CAPE TOWN - South African doctors have successfully performed the world's first penis transplant on a 21-year-old man whose organ had been amputated three years ago after a botched circumcision.
The nine-hour operation, which took place in December, was part of a pilot study by Tygerberg Hospital in Cape Town and the University of Stellenbosch to help the 250 or so young South African men who lose their penises each year after coming-of-age rituals go wrong.
Doctors said the patient, who was not named, had already recovered full urinary and reproductive functions, and that the procedure could eventually be offered to men who have lost their penis to cancer or as a last resort for severe erectile dysfunction.
"Our goal was that he would be fully functional at two years and we are very surprised by his rapid recovery," Andre van der Merwe, the head of the university's urology unit who led the operation, said in a statement.
Another nine patients have now been lined up to have the operation.
Each year thousands of young South African men, mainly from the Xhosa tribe, mark their passage into manhood by shaving their heads and smearing themselves with white clay from head to toe, living in special huts away from the community for several weeks, and then undergoing ritual circumcision.
But in May 2013, more than 20 youths died after initiation rituals in the northerly Mpumalanga province, prompting rare cross-party calls for reform of a traditional practice.
A few months later, police made several arrests on suspicion of murder after 30 young men died in coming-of-age rituals in rural Eastern Cape. Unlawful circumcisions have been known to injure up to 300 young men across the province in the space of a week.
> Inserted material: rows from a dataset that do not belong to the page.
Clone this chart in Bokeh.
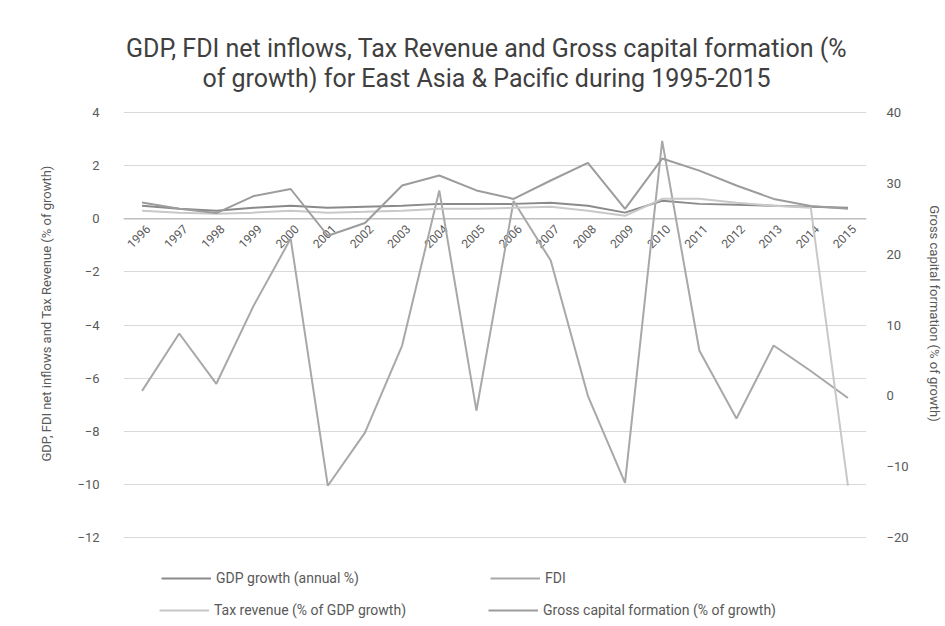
import math
from bokeh.plotting import figure
from bokeh.models import (FactorRange, Range1d, LinearAxis, Legend, LegendItem,
                          Label, FixedTicker, Span)
from bokeh.core.properties import value
from bokeh.embed import file_html
from bokeh.resources import INLINE

# ---------------- data ----------------
years = [str(y) for y in range(1996, 2016)]
label_y = [0] * len(years)

gdp_growth = [0.49, 0.38, 0.30, 0.41, 0.49, 0.41, 0.45, 0.49, 0.56, 0.56,
              0.56, 0.60, 0.49, 0.23, 0.68, 0.56, 0.53, 0.49, 0.45, 0.41]
fdi = [0.7, 8.8, 1.7, 12.7, 22.2, -12.7, -5.2, 7.1, 29.0, -2.1,
       27.5, 19.1, 0.0, -12.3, 36.0, 6.4, -3.2, 7.1, 3.5, -0.3]
tax_revenue = [0.30, 0.23, 0.19, 0.23, 0.30, 0.23, 0.26, 0.30, 0.38, 0.38,
               0.41, 0.45, 0.30, 0.11, 0.75, 0.75, 0.60, 0.49, 0.41, -10.05]
gross_capital = [27.3, 26.4, 25.8, 28.2, 29.2, 22.6, 24.4, 29.7, 31.1, 29.0,
                 27.8, 30.4, 32.9, 26.4, 33.5, 31.8, 29.7, 27.8, 26.8, 26.4]

left_ticks = [4, 2, 0, -2, -4, -6, -8, -10, -12]
right_ticks = [40, 30, 20, 10, 0, -10, -20]

series_labels = ["GDP growth (annual %)", "FDI",
                 "Tax revenue (% of GDP growth)",
                 "Gross capital formation (% of growth)"]

title_line1 = "GDP, FDI net inflows, Tax Revenue and Gross capital formation (%"
title_line2 = "of growth) for East Asia & Pacific during 1995-2015"
left_title = "GDP, FDI net inflows and Tax Revenue (% of growth)"
right_title = "Gross capital formation (% of growth)"

FONT = "Roboto"
TXT = "#595959"

# ---------------- layout constants (pixels) ----------------
W, H = 945, 626
PLOT_TOP, PLOT_BOTTOM = 112, 537      # pixel rows of the top/bottom ticks
FRAME_L, FRAME_R = 123, 866


def extended(lo, hi):
    per_px = (hi - lo) / (PLOT_BOTTOM - PLOT_TOP)
    return lo - (H - PLOT_BOTTOM) * per_px, hi + PLOT_TOP * per_px


l_lo, l_hi = extended(min(left_ticks), max(left_ticks))
r_lo, r_hi = extended(min(right_ticks), max(right_ticks))

# ---------------- figure ----------------
p = figure(width=W, height=H, x_range=FactorRange(*years),
           y_range=Range1d(l_lo, l_hi), output_backend="svg",
           toolbar_location=None, min_border_left=FRAME_L,
           min_border_right=W - FRAME_R, min_border_top=0,
           min_border_bottom=0)
p.extra_y_ranges = {"right": Range1d(r_lo, r_hi)}
p.outline_line_color = None
p.background_fill_color = "white"
p.border_fill_color = "white"
p.styles = {"outline": "1px solid #d9d9d9", "outline-offset": "-9px"}

# grid
p.xgrid.grid_line_color = None
p.ygrid.grid_line_color = "#d9d9d9"
p.ygrid.ticker = FixedTicker(ticks=left_ticks)

# left axis
p.yaxis.ticker = FixedTicker(ticks=left_ticks)
p.yaxis.axis_line_color = None
p.yaxis.major_tick_line_color = None
p.yaxis.minor_tick_line_color = None
p.yaxis.major_label_text_font_size = "13px"
p.yaxis.major_label_text_font = FONT
p.yaxis.major_label_text_color = TXT
p.yaxis.major_label_standoff = 18
p.yaxis.axis_label = left_title
p.yaxis.axis_label_text_font_size = "13px"
p.yaxis.axis_label_text_font = FONT
p.yaxis.axis_label_text_font_style = "normal"
p.yaxis.axis_label_text_color = TXT
p.yaxis.axis_label_standoff = 20

# right axis
ra = LinearAxis(y_range_name="right", ticker=FixedTicker(ticks=right_ticks))
ra.axis_line_color = None
ra.major_tick_line_color = None
ra.minor_tick_line_color = None
ra.major_label_text_font_size = "13px"
ra.major_label_text_font = FONT
ra.major_label_text_color = TXT
ra.major_label_standoff = 14
ra.axis_label = right_title
ra.axis_label_text_font_size = "13px"
ra.axis_label_text_font = FONT
ra.axis_label_text_font_style = "normal"
ra.axis_label_text_color = TXT
ra.axis_label_standoff = 15
p.add_layout(ra, "right")

# category axis drawn at zero: axis line + rotated year labels
p.xaxis.visible = False
p.add_layout(Span(location=0, dimension="width", line_color="#bfbfbf",
                  line_width=1.5, level="underlay"))
p.text(x=years, y=label_y, text=years, angle=math.pi / 4,
       text_align="right", text_baseline="middle", x_offset=6, y_offset=8,
       text_font=value(FONT), text_font_size="12px", text_color=TXT)

# title (two centred lines)
cx = 486 - FRAME_L
for txt, row in ((title_line1, 48), (title_line2, 78)):
    p.add_layout(Label(x=cx, y=H - row, x_units="screen", y_units="screen",
                       text=txt, text_align="center", text_baseline="middle",
                       text_font=FONT, text_font_size="25px",
                       text_color="#404040"))

# ---------------- series ----------------
r1 = p.line(years, gdp_growth, line_color="#8a8a8a", line_width=2)
r2 = p.line(years, fdi, line_color="#a8a8a8", line_width=2, y_range_name="right")
r3 = p.line(years, tax_revenue, line_color="#c8c8c8", line_width=2)
r4 = p.line(years, gross_capital, line_color="#9c9c9c", line_width=2,
            y_range_name="right")

common = dict(orientation="horizontal", glyph_width=50, glyph_height=20,
              label_height=20, label_width=262, spacing=12, padding=5,
              margin=0, label_standoff=5, label_text_font_size="14px",
              label_text_font=FONT, label_text_color=TXT,
              border_line_color=None, background_fill_alpha=0)
leg1 = Legend(items=[LegendItem(label=series_labels[0], renderers=[r1]),
                     LegendItem(label=series_labels[1], renderers=[r2])],
              location=(38, 38), **common)
leg2 = Legend(items=[LegendItem(label=series_labels[2], renderers=[r3]),
                     LegendItem(label=series_labels[3], renderers=[r4])],
              location=(36, 6), **common)
p.add_layout(leg1, "center")
p.add_layout(leg2, "center")

open("out.html", "w").write(file_html(p, INLINE))
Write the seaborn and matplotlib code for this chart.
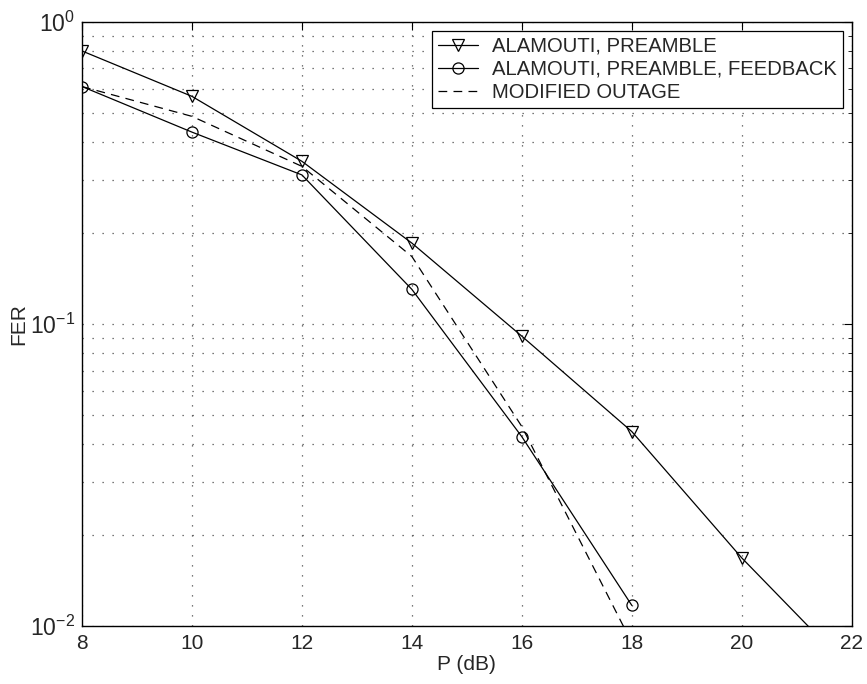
import pandas as pd
import seaborn as sns
import numpy as np
import matplotlib.pyplot as plt
from matplotlib.ticker import LogLocator, NullFormatter

# values
p_db = [8, 10, 12, 14, 16, 18, 20, 22]
fer_preamble = [0.80, 0.566, 0.345, 0.185, 0.091, 0.044, 0.0168, 0.0071]

p_db_fb = [8, 10, 12, 14, 16, 18]
fer_feedback = [0.61, 0.431, 0.311, 0.130, 0.0423, 0.0117]

p_db_out = [8, 10, 12, 14, 16, 18]
fer_outage = [0.61, 0.486, 0.332, 0.167, 0.0457, 0.0088]

labels = ["ALAMOUTI, PREAMBLE", "ALAMOUTI, PREAMBLE, FEEDBACK", "MODIFIED OUTAGE"]

sns.set_style("white")
plt.rcParams['font.family'] = ['Liberation Sans', 'DejaVu Sans']
plt.rcParams['mathtext.fontset'] = 'custom'
plt.rcParams['mathtext.rm'] = 'Liberation Sans'
plt.rcParams['mathtext.it'] = 'Liberation Sans'
plt.rcParams['font.size'] = 11

fig = plt.figure(figsize=(8.67, 6.84), dpi=100)
ax = fig.add_axes([0.0946, 0.0848, 0.8878, 0.8835])

# Plot the three curves
sns.lineplot(x=p_db, y=fer_preamble, ax=ax, color='k', lw=0.9, marker='v',
             markersize=9, markerfacecolor='none', markeredgecolor='k',
             markeredgewidth=0.9, label=labels[0])
sns.lineplot(x=p_db_fb, y=fer_feedback, ax=ax, color='k', lw=0.9, marker='o',
             markersize=8, markerfacecolor='none', markeredgecolor='k',
             markeredgewidth=0.9, label=labels[1])
sns.lineplot(x=p_db_out, y=fer_outage, ax=ax, color='k', lw=0.9,
             linestyle=(0, (7, 5)), label=labels[2])

ax.set_yscale('log')
ax.set_xlim(8, 22)
ax.set_ylim(1e-2, 1)
ax.set_xticks(range(8, 23, 2))
ax.yaxis.set_major_locator(LogLocator(base=10, numticks=5))
ax.yaxis.set_minor_locator(LogLocator(base=10, subs=np.arange(2, 10), numticks=20))
ax.yaxis.set_minor_formatter(NullFormatter())

grid_style = dict(color='0.3', linestyle=(0, (1, 7)), lw=0.9)
ax.grid(True, which='major', axis='x', **grid_style)
ax.grid(True, which='both', axis='y', **grid_style)

ax.tick_params(which='both', direction='in', top=True, right=True, labelsize=15,
               color='k', pad=6)
ax.tick_params(axis='y', labelsize=16.5, pad=5)
ax.tick_params(which='major', length=6, width=0.8)
ax.tick_params(which='minor', length=3, width=0.6)
for s in ax.spines.values():
    s.set_color('k')
    s.set_linewidth(1.0)

ax.set_xlabel('P (dB)', fontsize=15, labelpad=1)
ax.set_ylabel('FER', fontsize=15, labelpad=1)

leg = ax.legend(loc='upper right', fontsize=14.6, frameon=True, fancybox=False,
                edgecolor='k', framealpha=1, borderpad=0.3, labelspacing=0.2,
                handlelength=2.0, handletextpad=0.65, borderaxespad=0.45)
leg.get_frame().set_linewidth(0.9)

plt.savefig('out.png', dpi=100)
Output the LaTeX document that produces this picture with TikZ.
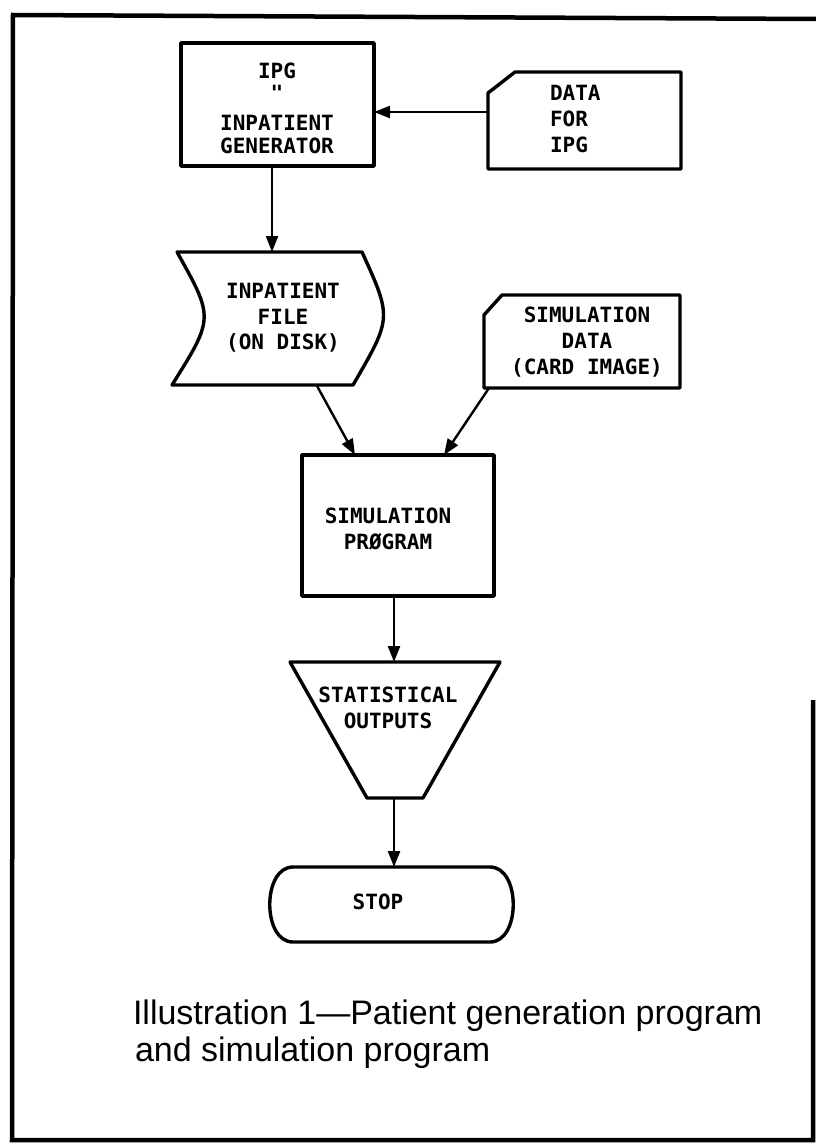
\documentclass[tikz,border=0pt]{standalone}
\usepackage{fontspec}
\usetikzlibrary{calc,arrows.meta}
\newfontfamily\boxfont{DejaVu Sans Mono}
\newfontfamily\capfont{Liberation Sans}
\tikzset{
  ph/.style={draw=none, inner sep=0pt, outer sep=0pt},
  shp/.style={draw, line width=3.4pt, line join=round},
  boxnode/.style={ph, shp},
  lbl/.style={inner sep=0pt, outer sep=0pt, align=center, font=\boxfont\bfseries\fontsize{21}{26}\selectfont},
  arr/.style={line width=2.4pt, -{Triangle[length=16pt,width=12pt]}},
  captext/.style={inner sep=0pt, outer sep=0pt, anchor=west, font=\capfont\fontsize{34}{40}\selectfont}
}
\begin{document}
\begin{tikzpicture}[x=1pt,y=-1pt]
\useasboundingbox (0,0) rectangle (816,1148);
% outer frame
\draw[line width=4.5pt] (816,19) -- (13,15) -- (12,1140) -- (813,1140) -- (813,700);

% IPG box
\node[boxnode, minimum width=193, minimum height=123] (ipg) at (277.5,104.5) {};
\node[lbl] (ipgt) at (277,108) {IPG\\[-4pt]{\char34}\\[4pt]INPATIENT\\[-3pt]GENERATOR};

% DATA card
\node[ph, minimum width=193, minimum height=97] (data) at (584.5,120.5) {};
\draw[shp] (data.south west) -- ($(data.north west)+(0,21)$) -- ($(data.north west)+(27,0)$) -- (data.north east) -- (data.south east) -- cycle;
\node[lbl, align=left, anchor=west] (datat) at (550,119) {DATA\\FOR\\IPG};

% Inpatient file (disk)
\node[ph, minimum width=185, minimum height=133] (file) at (269.5,318.5) {};
\draw[shp] (177,252) -- (362,252) .. controls (392,318) .. (353,385) -- (172,385) .. controls (214,318) .. cycle;
\node[lbl, font=\boxfont\bfseries\fontsize{21}{25.5}\selectfont] (filet) at (283,318) {INPATIENT\\FILE\\(ON DISK)};

% Simulation data card
\node[ph, minimum width=196, minimum height=93] (simd) at (582,341.5) {};
\draw[shp] (simd.south west) -- ($(simd.north west)+(0,20)$) -- ($(simd.north west)+(18,0)$) -- (simd.north east) -- (simd.south east) -- cycle;
\node[lbl] (simdt) at (587,342) {SIMULATION\\DATA\\(CARD IMAGE)};

% Simulation program
\node[boxnode, minimum width=192, minimum height=141] (sim) at (398,525.5) {};
\node[lbl] (simt) at (388,529) {SIMULATION\\PRØGRAM};

% Statistical outputs (trapezoid)
\node[ph, minimum width=210, minimum height=136] (stat) at (395,730) {};
\draw[shp] (stat.north west) -- (stat.north east) -- ($(stat.south east)+(-77,0)$) -- ($(stat.south west)+(77,0)$) -- cycle;
\node[lbl] (statt) at (388,708) {STATISTICAL\\OUTPUTS};

% STOP terminal
\node[ph, minimum width=241, minimum height=75] (stop) at (392.5,904.5) {};
\draw[shp] (293,867) -- (490,867) .. controls (521,867) and (521,942) .. (490,942) -- (293,942) .. controls (262,942) and (262,867) .. cycle;
\node[lbl] (stopt) at (378,902) {STOP};

% connectors
\draw[arr] ([yshift=8.5pt]data.west) -- ([yshift=8.5pt]data.west -| ipg.east);
\draw[arr] ([xshift=-5.5pt]ipg.south) -- ([xshift=-5.5pt]ipg.south |- file.north);
\draw[arr] ([xshift=47pt]file.south) -- ([xshift=-43pt]sim.north);
\draw[arr] ([xshift=5pt]simd.south west) -- ([xshift=46pt]sim.north);
\draw[arr] ([xshift=-4pt]sim.south) -- ([xshift=-4pt]sim.south |- stat.north);
\draw[arr] ([xshift=-1pt]stat.south) -- ([xshift=-1pt]stat.south |- stop.north);

% caption
\node[captext] (cap1) at (133,1016) {Illustration 1—Patient generation program};
\node[captext] (cap2) at (135,1053) {and simulation program};
\end{tikzpicture}
\end{document}
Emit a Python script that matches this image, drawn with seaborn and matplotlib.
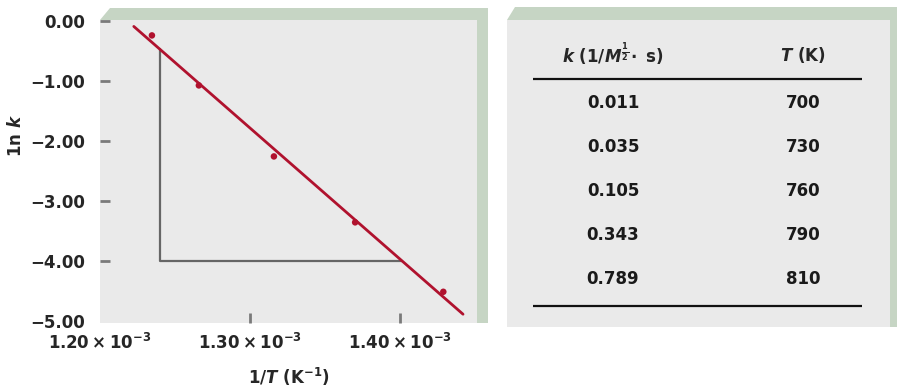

The South African government has promoted medical circumcisions over the less safe traditional practices. Last year, the Department of Health said it was studying a non-surgical, disposable circumcision device that it believed could also provide a safer alternative.
The Israeli device, PrePex, has been endorsed by the World Health Organisation. It has been piloted at several non-profit sites across South Africa but has not yet been introduced in government hospitals.